Last week, the Insurance Institute for Highway Safety (IIHS) and Highway Loss Data Institute (HLDI) filed a second petition with federal regulators requesting they mandate antilock braking systems (ABS) on all new motorcycles.
It’s been 10 years since the two first called on the National Highway Traffic Safety Administration (NHTSA) to require ABS on motorcycles. In that time, the 27 member states of the European Union, the United Kingdom, Brazil, Japan, Taiwan, Australia, New Zealand and India have all mandated the life-saving technology.

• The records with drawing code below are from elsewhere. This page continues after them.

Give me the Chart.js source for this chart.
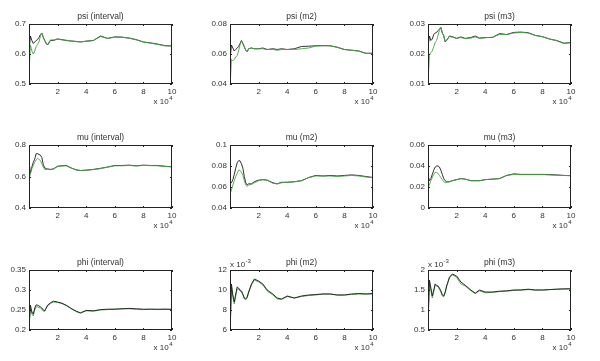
<!DOCTYPE html>
<html>
<head>
<meta charset="utf-8">
<script src="https://cdn.jsdelivr.net/npm/chart.js"></script>
<style>
html, body { margin: 0; padding: 0; background: #fff; }
body { width: 600px; height: 361px; position: relative; overflow: hidden; }
.cell { position: absolute; width: 200px; height: 120px; }
</style>
</head>
<body>
<script>
// iterations, in units of 10^4
const iterations = [0.02, 0.1, 0.2, 0.3, 0.4, 0.5, 0.6, 0.7, 0.8, 0.9, 1.0, 1.1, 1.2, 1.3, 1.5, 1.7, 2.0, 2.3, 2.6, 3.0, 3.3, 3.6, 4.0, 4.5, 5.0, 5.5, 6.0, 6.5, 7.0, 7.5, 8.0, 8.5, 9.0, 9.5, 10];
const xTicks = [2, 4, 6, 8, 10];

const psiIntervalBlack = [0.62, 0.66, 0.645, 0.635, 0.64, 0.645, 0.648, 0.655, 0.665, 0.67, 0.655, 0.645, 0.635, 0.63, 0.645, 0.645, 0.65, 0.648, 0.645, 0.643, 0.642, 0.64, 0.643, 0.645, 0.66, 0.652, 0.657, 0.656, 0.653, 0.648, 0.64, 0.637, 0.633, 0.628, 0.627];
const psiIntervalGreen = [0.555, 0.63, 0.61, 0.6, 0.61, 0.625, 0.632, 0.64, 0.66, 0.67, 0.655, 0.645, 0.637, 0.632, 0.647, 0.647, 0.65, 0.647, 0.646, 0.643, 0.641, 0.641, 0.642, 0.645, 0.658, 0.652, 0.656, 0.656, 0.653, 0.647, 0.64, 0.636, 0.632, 0.627, 0.627];
const psiIntervalTicks = [0.5, 0.6, 0.7];

const psiM2Black = [0.058, 0.066, 0.064, 0.062, 0.063, 0.064, 0.065, 0.067, 0.069, 0.067, 0.065, 0.0625, 0.0615, 0.0635, 0.064, 0.0635, 0.0635, 0.064, 0.063, 0.0635, 0.063, 0.0635, 0.063, 0.0635, 0.065, 0.0652, 0.0655, 0.0656, 0.0655, 0.0645, 0.063, 0.0625, 0.062, 0.0605, 0.0605];
const psiM2Green = [0.041, 0.0565, 0.0555, 0.0565, 0.058, 0.059, 0.062, 0.066, 0.069, 0.0665, 0.0645, 0.0625, 0.0615, 0.0635, 0.064, 0.0635, 0.0635, 0.0635, 0.063, 0.063, 0.0625, 0.063, 0.063, 0.063, 0.0635, 0.064, 0.0653, 0.0655, 0.0655, 0.0645, 0.063, 0.0625, 0.062, 0.0603, 0.0605];
const psiM2Ticks = [0.04, 0.06, 0.08];

const psiM3Black = [0.023, 0.026, 0.0245, 0.025, 0.0265, 0.027, 0.0272, 0.0278, 0.0283, 0.0288, 0.027, 0.0262, 0.024, 0.0245, 0.026, 0.0258, 0.0252, 0.0257, 0.0252, 0.0255, 0.026, 0.0253, 0.0255, 0.0255, 0.0268, 0.0265, 0.0272, 0.0273, 0.0271, 0.0262, 0.0258, 0.025, 0.0245, 0.0236, 0.0238];
const psiM3Green = [0.0125, 0.0195, 0.0205, 0.021, 0.0225, 0.0238, 0.0245, 0.0262, 0.0278, 0.029, 0.027, 0.026, 0.0242, 0.0246, 0.0258, 0.0256, 0.0252, 0.0255, 0.0251, 0.0253, 0.0257, 0.0252, 0.0254, 0.0256, 0.0265, 0.0265, 0.027, 0.0272, 0.027, 0.0262, 0.0257, 0.025, 0.0244, 0.0235, 0.0238];
const psiM3Ticks = [0.01, 0.02, 0.03];

const muIntervalBlack = [0.68, 0.62, 0.66, 0.69, 0.71, 0.745, 0.745, 0.74, 0.735, 0.72, 0.675, 0.655, 0.65, 0.648, 0.645, 0.648, 0.665, 0.668, 0.67, 0.652, 0.642, 0.638, 0.64, 0.645, 0.652, 0.66, 0.67, 0.67, 0.672, 0.668, 0.672, 0.67, 0.67, 0.665, 0.662];
const muIntervalGreen = [0.59, 0.62, 0.65, 0.67, 0.69, 0.705, 0.715, 0.71, 0.7, 0.68, 0.66, 0.645, 0.645, 0.645, 0.643, 0.648, 0.663, 0.667, 0.668, 0.652, 0.642, 0.638, 0.64, 0.644, 0.65, 0.66, 0.668, 0.668, 0.67, 0.667, 0.67, 0.669, 0.668, 0.664, 0.661];
const muIntervalTicks = [0.4, 0.6, 0.8];

const muM2Black = [0.063, 0.064, 0.067, 0.072, 0.078, 0.083, 0.085, 0.085, 0.082, 0.078, 0.07, 0.064, 0.062, 0.063, 0.063, 0.065, 0.0665, 0.067, 0.0665, 0.064, 0.063, 0.0645, 0.0645, 0.065, 0.066, 0.069, 0.071, 0.0705, 0.071, 0.0705, 0.071, 0.0715, 0.071, 0.07, 0.069];
const muM2Green = [0.054, 0.057, 0.062, 0.066, 0.07, 0.073, 0.076, 0.076, 0.074, 0.071, 0.066, 0.062, 0.0605, 0.062, 0.0625, 0.064, 0.066, 0.067, 0.0665, 0.0635, 0.063, 0.064, 0.0645, 0.065, 0.066, 0.069, 0.0705, 0.0705, 0.0705, 0.07, 0.0705, 0.071, 0.0705, 0.0695, 0.069];
const muM2Ticks = [0.04, 0.06, 0.08, 0.1];

const muM3Black = [0.03, 0.026, 0.028, 0.032, 0.036, 0.039, 0.04, 0.04, 0.039, 0.036, 0.032, 0.028, 0.026, 0.025, 0.025, 0.026, 0.027, 0.028, 0.0275, 0.026, 0.026, 0.026, 0.027, 0.0275, 0.028, 0.031, 0.0325, 0.032, 0.032, 0.032, 0.032, 0.0318, 0.0315, 0.031, 0.0308];
const muM3Green = [0.02, 0.022, 0.026, 0.029, 0.032, 0.034, 0.034, 0.033, 0.031, 0.029, 0.027, 0.025, 0.024, 0.0245, 0.025, 0.026, 0.027, 0.028, 0.0275, 0.026, 0.026, 0.026, 0.027, 0.0275, 0.028, 0.031, 0.032, 0.0318, 0.0318, 0.0318, 0.0318, 0.0315, 0.0312, 0.031, 0.0308];
const muM3Ticks = [0, 0.02, 0.04, 0.06];

const phiIntervalBlack = [0.22, 0.262, 0.245, 0.24, 0.255, 0.263, 0.262, 0.26, 0.258, 0.255, 0.25, 0.248, 0.255, 0.262, 0.268, 0.272, 0.27, 0.267, 0.262, 0.253, 0.247, 0.243, 0.249, 0.248, 0.251, 0.252, 0.252, 0.253, 0.254, 0.253, 0.252, 0.252, 0.252, 0.252, 0.252];
const phiIntervalGreen = [0.215, 0.255, 0.24, 0.235, 0.25, 0.258, 0.258, 0.256, 0.255, 0.252, 0.247, 0.247, 0.254, 0.26, 0.266, 0.27, 0.269, 0.266, 0.261, 0.252, 0.246, 0.242, 0.248, 0.247, 0.25, 0.251, 0.252, 0.253, 0.253, 0.252, 0.251, 0.252, 0.251, 0.252, 0.251];
const phiIntervalTicks = [0.2, 0.25, 0.3, 0.35];

// phi (m2) and phi (m3) are in units of 10^-3
const phiM2Black = [6.5, 10.6, 9.5, 8.8, 9.6, 10.3, 10.2, 10.0, 9.9, 9.6, 9.2, 9.1, 9.3, 9.8, 10.6, 11.1, 10.9, 10.6, 10.0, 9.6, 9.2, 9.1, 9.4, 9.2, 9.4, 9.5, 9.55, 9.6, 9.6, 9.5, 9.5, 9.6, 9.65, 9.6, 9.65];
const phiM2Green = [6.3, 10.3, 9.3, 8.6, 9.4, 10.1, 10.1, 9.9, 9.8, 9.5, 9.1, 9.05, 9.2, 9.7, 10.5, 11.0, 10.8, 10.5, 9.9, 9.5, 9.1, 9.05, 9.35, 9.2, 9.35, 9.45, 9.5, 9.6, 9.6, 9.5, 9.5, 9.55, 9.6, 9.6, 9.6];
const phiM2Ticks = [6, 8, 10, 12];

const phiM3Black = [0.9, 1.75, 1.55, 1.35, 1.5, 1.65, 1.62, 1.6, 1.55, 1.48, 1.38, 1.35, 1.45, 1.6, 1.82, 1.9, 1.85, 1.7, 1.62, 1.5, 1.42, 1.5, 1.45, 1.45, 1.47, 1.48, 1.5, 1.5, 1.52, 1.5, 1.5, 1.51, 1.52, 1.53, 1.53];
const phiM3Green = [0.85, 1.7, 1.5, 1.3, 1.45, 1.62, 1.6, 1.58, 1.52, 1.45, 1.35, 1.33, 1.42, 1.58, 1.8, 1.88, 1.82, 1.65, 1.6, 1.48, 1.41, 1.48, 1.43, 1.44, 1.46, 1.47, 1.49, 1.5, 1.51, 1.5, 1.5, 1.51, 1.52, 1.52, 1.53];
const phiM3Ticks = [0.5, 1, 1.5, 2];

const titles = ['psi (interval)', 'psi (m2)', 'psi (m3)', 'mu (interval)', 'mu (m2)', 'mu (m3)', 'phi (interval)', 'phi (m2)', 'phi (m3)'];
const blackSeries = [psiIntervalBlack, psiM2Black, psiM3Black, muIntervalBlack, muM2Black, muM3Black, phiIntervalBlack, phiM2Black, phiM3Black];
const greenSeries = [psiIntervalGreen, psiM2Green, psiM3Green, muIntervalGreen, muM2Green, muM3Green, phiIntervalGreen, phiM2Green, phiM3Green];
const yTickSets = [psiIntervalTicks, psiM2Ticks, psiM3Ticks, muIntervalTicks, muM2Ticks, muM3Ticks, phiIntervalTicks, phiM2Ticks, phiM3Ticks];
const yExponents = [null, null, null, null, null, null, null, '-3', '-3'];

// plot box positions on the page
const colLeft = [29, 230, 428];
const rowTop = [24, 145, 270];
const rowHeight = [60, 63, 60];
const boxWidth = 143;

const FONT = '"Liberation Sans", Arial, sans-serif';
const TEXT = '#333';

const framePlugin = {
    id: 'frame',
    afterDraw(chart, args, opts) {
        const ctx = chart.ctx;
        const a = chart.chartArea;
        const xs = chart.scales.x;
        const ys = chart.scales.y;
        ctx.save();
        ctx.strokeStyle = '#222';
        ctx.lineWidth = 1;
        ctx.strokeRect(a.left + 0.5, a.top + 0.5, a.right - a.left - 1, a.bottom - a.top - 1);
        ctx.beginPath();
        xs.ticks.forEach(t => {
            const px = Math.round(xs.getPixelForValue(t.value)) + 0.5;
            ctx.moveTo(px, a.bottom); ctx.lineTo(px, a.bottom - 2);
            ctx.moveTo(px, a.top); ctx.lineTo(px, a.top + 2);
        });
        ys.ticks.forEach(t => {
            const py = Math.round(ys.getPixelForValue(t.value)) + 0.5;
            ctx.moveTo(a.left, py); ctx.lineTo(a.left + 2, py);
            ctx.moveTo(a.right, py); ctx.lineTo(a.right - 2, py);
        });
        ctx.stroke();

        ctx.fillStyle = TEXT;
        ctx.font = '8.5px ' + FONT;
        ctx.textBaseline = 'alphabetic';
        ctx.textAlign = 'center';
        ctx.fillText(opts.title, (a.left + a.right) / 2, a.top - 5);

        // x 10^4 under the right end of the x axis
        ctx.textAlign = 'left';
        ctx.font = '8px ' + FONT;
        let w1 = ctx.measureText('x 10').width;
        ctx.font = '6px ' + FONT;
        let w2 = ctx.measureText('4').width;
        let x0 = a.right - w1 - w2;
        ctx.font = '8px ' + FONT;
        ctx.fillText('x 10', x0, a.bottom + 20);
        ctx.font = '6px ' + FONT;
        ctx.fillText('4', x0 + w1 + 0.5, a.bottom + 16);

        if (opts.exponent) {
            ctx.font = '8px ' + FONT;
            ctx.fillText('x 10', a.left, a.top - 3);
            let w = ctx.measureText('x 10').width;
            ctx.font = '6px ' + FONT;
            ctx.fillText(opts.exponent, a.left + w + 0.5, a.top - 7);
        }
        ctx.restore();
    }
};

function fmt(v) {
    return String(+Number(v).toFixed(4));
}

function createPanel(i) {
    const row = Math.floor(i / 3);
    const col = i % 3;
    const h = rowHeight[row];
    const div = document.createElement('div');
    div.className = 'cell';
    div.style.left = (colLeft[col] - 40) + 'px';
    div.style.top = (rowTop[row] - 30) + 'px';
    const canvas = document.createElement('canvas');
    canvas.width = 200;
    canvas.height = 120;
    div.appendChild(canvas);
    document.body.appendChild(div);

    const yTicks = yTickSets[i];
    // green sits on top in the psi and mu rows, black on top in the phi row
    const greenOnTop = row < 2;

    new Chart(canvas.getContext('2d'), {
        type: 'line',
        data: {
            datasets: [{
                label: 'chain 1',
                data: iterations.map((x, k) => ({ x: x, y: blackSeries[i][k] })),
                borderColor: '#1a1a1a',
                borderWidth: 0.9,
                pointRadius: 0,
                tension: 0,
                order: greenOnTop ? 2 : 1
            }, {
                label: 'chain 2',
                data: iterations.map((x, k) => ({ x: x, y: greenSeries[i][k] })),
                borderColor: '#4aa34a',
                borderWidth: 0.9,
                pointRadius: 0,
                tension: 0,
                order: greenOnTop ? 1 : 2
            }]
        },
        options: {
            responsive: false,
            animation: false,
            events: [],
            layout: { padding: { left: 8, right: 200 - 40 - boxWidth, top: 30, bottom: 120 - 30 - h - 14 } },
            plugins: {
                legend: { display: false },
                tooltip: { enabled: false },
                frame: { title: titles[i], exponent: yExponents[i] }
            },
            scales: {
                x: {
                    type: 'linear',
                    min: 0,
                    max: 10,
                    grid: { display: false, drawTicks: false },
                    border: { display: false },
                    afterBuildTicks: s => { s.ticks = xTicks.map(v => ({ value: v })); },
                    afterFit: s => { s.height = 14; },
                    ticks: { padding: 3, color: TEXT, font: { size: 8, family: FONT }, maxRotation: 0, callback: fmt }
                },
                y: {
                    min: yTicks[0],
                    max: yTicks[yTicks.length - 1],
                    grid: { display: false, drawTicks: false },
                    border: { display: false },
                    afterBuildTicks: s => { s.ticks = yTicks.map(v => ({ value: v })); },
                    afterFit: s => { s.width = 32; },
                    ticks: { padding: 3, color: TEXT, font: { size: 8, family: FONT }, callback: fmt }
                }
            }
        },
        plugins: [framePlugin]
    });
}

for (let i = 0; i < 9; i++) {
    createPanel(i);
}
</script>
</body>
</html>
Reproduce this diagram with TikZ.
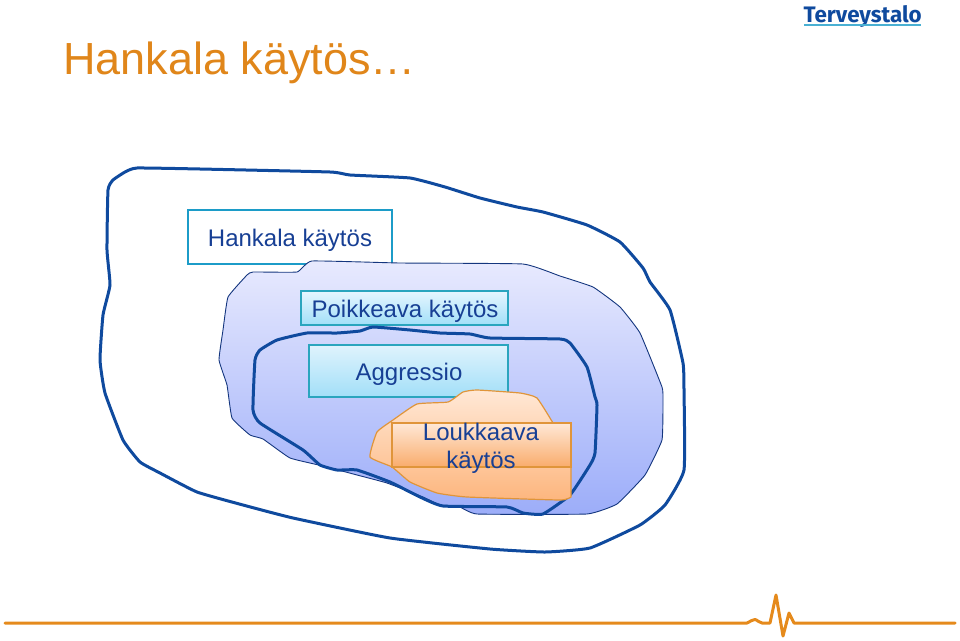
\documentclass[tikz,border=0pt]{standalone}
\usepackage{fontspec}
\setmainfont{Liberation Sans}
\newfontfamily\logofont{Fira Sans}
\definecolor{navy}{HTML}{0F4A9E}
\definecolor{txtblue}{HTML}{173F94}
\definecolor{cyanline}{HTML}{1C9CC8}
\definecolor{tealline}{HTML}{2AA5BE}
\definecolor{orangeline}{HTML}{E0953A}
\definecolor{ecg}{HTML}{E58A1C}
\definecolor{titleor}{HTML}{E0861A}
\definecolor{BlueTop}{HTML}{E8EAFE}
\definecolor{BlueBot}{HTML}{9CADF9}
\definecolor{OrTop}{HTML}{FFE8D6}
\definecolor{OrBot}{HTML}{FDB67E}
\definecolor{BoxBot}{HTML}{A2DFF8}
\definecolor{BoxTopA}{HTML}{E6F6FF}
\definecolor{BoxTopB}{HTML}{DFF3FD}
\definecolor{OrBoxTop}{HTML}{FFE8D6}
\definecolor{OrBoxBot}{HTML}{F9AC6C}
\tikzset{
  handline/.style={draw=navy,line width=3pt,line join=round},
  regionblue/.style={draw=txtblue!85!black,line width=0.9pt,top color=BlueTop,bottom color=BlueBot},
  regionor/.style={draw=orangeline,line width=1.2pt,top color=OrTop,bottom color=OrBot},
  lightbox/.style={draw=tealline,line width=1.2pt,top color=#1,bottom color=BoxBot,inner sep=0pt},
  label/.style={text=txtblue,font=\fontsize{24}{28}\selectfont,inner sep=0pt,align=center},
}
\begin{document}
\begin{tikzpicture}[x=1pt,y=-1pt]
\useasboundingbox (0,0) rectangle (960,640);
% title
\node[anchor=base west,inner sep=0pt,text=titleor,font=\fontsize{45}{50}\selectfont] (title) at (63,74) {Hankala käytös…};
% logo
\node[anchor=base west,inner sep=0pt,text=navy,font=\logofont\bfseries\fontsize{22.4}{26}\selectfont] (logo) at (803.5,22) {Terveystalo};
\fill[cyanline!80!white] (804,23.5) rectangle (921,25.5);
% ecg
\draw[ecg,line width=3pt,line join=round,line cap=round] (5,623) -- (747,623) .. controls (751,621) and (753,619.5) .. (755,619.5) .. controls (757,619.5) and (759,623) .. (762,623) -- (770,623) -- (776,595) -- (783,636) -- (789,613) -- (794,623) -- (955,623);
% top box
\node[draw=cyanline,line width=2.6pt,fill=white,minimum width=204pt,minimum height=54pt,inner sep=0pt] (b1) at (290,237) {};
% blue region
\path[regionblue] plot[smooth cycle,tension=0.2] coordinates {
(297,272)(312,261)(400,263)(523,264)(560,276)(593,287)(620,307)(640,333)(662,387)(663,400)(662,440)(645,475)(617,504)(587,514)(477,514)(458,506)(440,505)(423,497)(387,483)(357,475)(323,466)(290,458)(263,439)(250,435)(232,418)(227,385)(219,360)(223,330)(228,297)(247,275)(253,272)};
% outer hand line
\path[handline] plot[smooth cycle,tension=0.25] coordinates {
(137,168)(200,169)(330,172)(350,175)(410,178)(445,187)(480,198)(517,207)(543,212)(587,225)(620,242)(643,268)(650,282)(670,310)(683,363)(684,390)(684,470)(665,505)(640,525)(590,548)(545,552)(490,549)(390,538)(293,518)(243,505)(197,492)(160,473)(140,462)(123,440)(105,393)(100,360)(103,315)(110,285)(107,250)(108,190)(113,180)(125,172)};
% second box
\node[lightbox=BoxTopA,minimum width=207pt,minimum height=34pt] (b2) at (404.5,308) {};
% inner hand line
\path[handline] plot[smooth cycle,tension=0.25] coordinates {
(255,360)(260,350)(277,340)(307,333)(337,333)(360,331)(373,327)(410,330)(440,333)(470,334)(490,338)(560,339)(570,343)(587,367)(595,397)(597,405)(595,453)(590,465)(570,495)(543,514)(523,513)(507,507)(443,506)(420,497)(390,482)(357,470)(337,470)(320,465)(303,450)(260,423)(253,410)};
% aggressio box
\node[lightbox=BoxTopB,minimum width=199pt,minimum height=52pt] (b3) at (408.5,371) {};
% orange region
\path[regionor] plot[smooth,tension=0.25] coordinates {
(553,423)(537,398)(520,393)(477,390)(463,392)(448,402)(417,404)(393,420)(377,432)(370,457)(392,467)(410,482)(437,493)(467,497)(560,500)(571,497)} -- (571,423) -- cycle;
% orange box
\node[draw=orangeline,line width=1.2pt,top color=OrBoxTop,bottom color=OrBoxBot,minimum width=179pt,minimum height=44pt,inner sep=0pt] (b4) at (481.5,445) {};
% labels
\node[label] (t1) at (290,240) {Hankala käytös};
\node[label] (t2) at (405,311) {Poikkeava käytös};
\node[label] (t3) at (409,374) {Aggressio};
\node[label] (t4) at (481,448) {Loukkaava\\[0pt]käytös};
\end{tikzpicture}
\end{document}
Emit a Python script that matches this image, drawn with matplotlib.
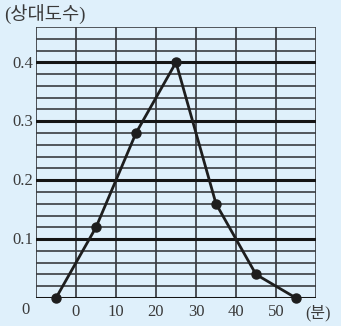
import numpy as np
import matplotlib
matplotlib.use('Agg')
import matplotlib.pyplot as plt

# 계급값(분) / 상대도수
minutes = [-5, 5, 15, 25, 35, 45, 55]
rel_freq = [0.0, 0.12, 0.28, 0.40, 0.16, 0.04, 0.0]
x_ticks = [0, 10, 20, 30, 40, 50]
y_ticks = [0.1, 0.2, 0.3, 0.4]

bg = '#dff0fb'
fonts = ['Liberation Serif', 'Noto Sans CJK KR']
txt = '#3a3a3a'

fig = plt.figure(figsize=(3.41, 3.26), dpi=100, facecolor=bg)
ax = fig.add_axes([36/341, 28/326, 280/341, 271/326])
ax.set_facecolor(bg)
ax.set_xlim(-10, 60)
ax.set_ylim(0, 0.46)

# grid
for v in np.arange(-10, 61, 10):
    ax.axvline(v, color='#4a4f55', lw=1.4, zorder=1)
for i in range(0, 24):
    h = i * 0.02
    major = (i % 5 == 0)
    ax.axhline(h, color='#151515' if major else '#3a3d40',
               lw=2.2 if major else 1.2, zorder=1)

ax.plot(minutes, rel_freq, color='#1e1e1e', lw=2, marker='o', ms=6.5,
        zorder=3, clip_on=False)

for s in ax.spines.values():
    s.set_visible(False)
ax.set_xticks([])
ax.set_yticks([])

for t in x_ticks:
    ax.text(t, -0.011, str(t), ha='center', va='top', fontsize=12,
            family=fonts, color=txt)
for t in y_ticks:
    ax.text(-10.8, t - 0.002, f'{t:.1f}', ha='right', va='center', fontsize=12,
            family=fonts, color=txt)
ax.text(-11.5, -0.007, '0', ha='right', va='top', fontsize=12,
        family=fonts, color=txt)
ax.text(57.2, -0.011, '(분)', ha='left', va='top', fontsize=11.5,
        family=fonts, color=txt)
fig.text(4/341, 1 - 15/326, '(상대도수)', ha='left', va='center',
         fontsize=13.5, family=fonts, color=txt)

fig.savefig('out.png', dpi=100, facecolor=bg)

Over the same period, manufacturers have voluntarily increased the proportion of new U.S. bikes that have ABS as standard equipment from 20 percent in 2013 to 59 percent this year. Despite this, 30-40 percent of new U.S. motorcycles still lack ABS, according to IIHS-HDLI.
“Ideally, the U.S. should take a leadership position when it comes to safety regulations,” IIHS-HLDI President David Harkey said. “But at the very least, NHTSA should act swiftly to adopt the best practices when the rest of the world moves faster.”
Evidence supporting ABS has heightened since the first IIHS-HLDI petition.
The most recent IIHS study of motorcycle ABS, with broader analysis than the initial 2013 study, found that fatal crash rates for bikes with optional ABS are 22 percent lower than identical models without the technology.
The latest HLDI research shows the rate of collision insurance claims for motorcycles with ABS are 21-24 percent lower than for unequipped models. HLDI controlled for the riders’ automobile claim rates, “disproving the notion that ABS only appears to have benefits because the safest riders are more likely to buy it.”
Various European studies have linked motorcycle ABS to large reductions in injury crashes and fatal crashes in 2015 and 2016.
There have been concerns that ABS can worsen handling issues on gravel and other loose surfaces, but this can be addressed with a required off switch, so riders could disable ABS when riding on certain surfaces. IIHS-HDLI also suggested an indicator light could be required to remind riders to turn ABS on when riding on a paved roadway.
A record number of motorcycle crash fatalities were reported 6,084 deaths in 2021, the latest year of data currently available, highlighting the need to accelerate adoption of the mandate, IIHS-HDLI said.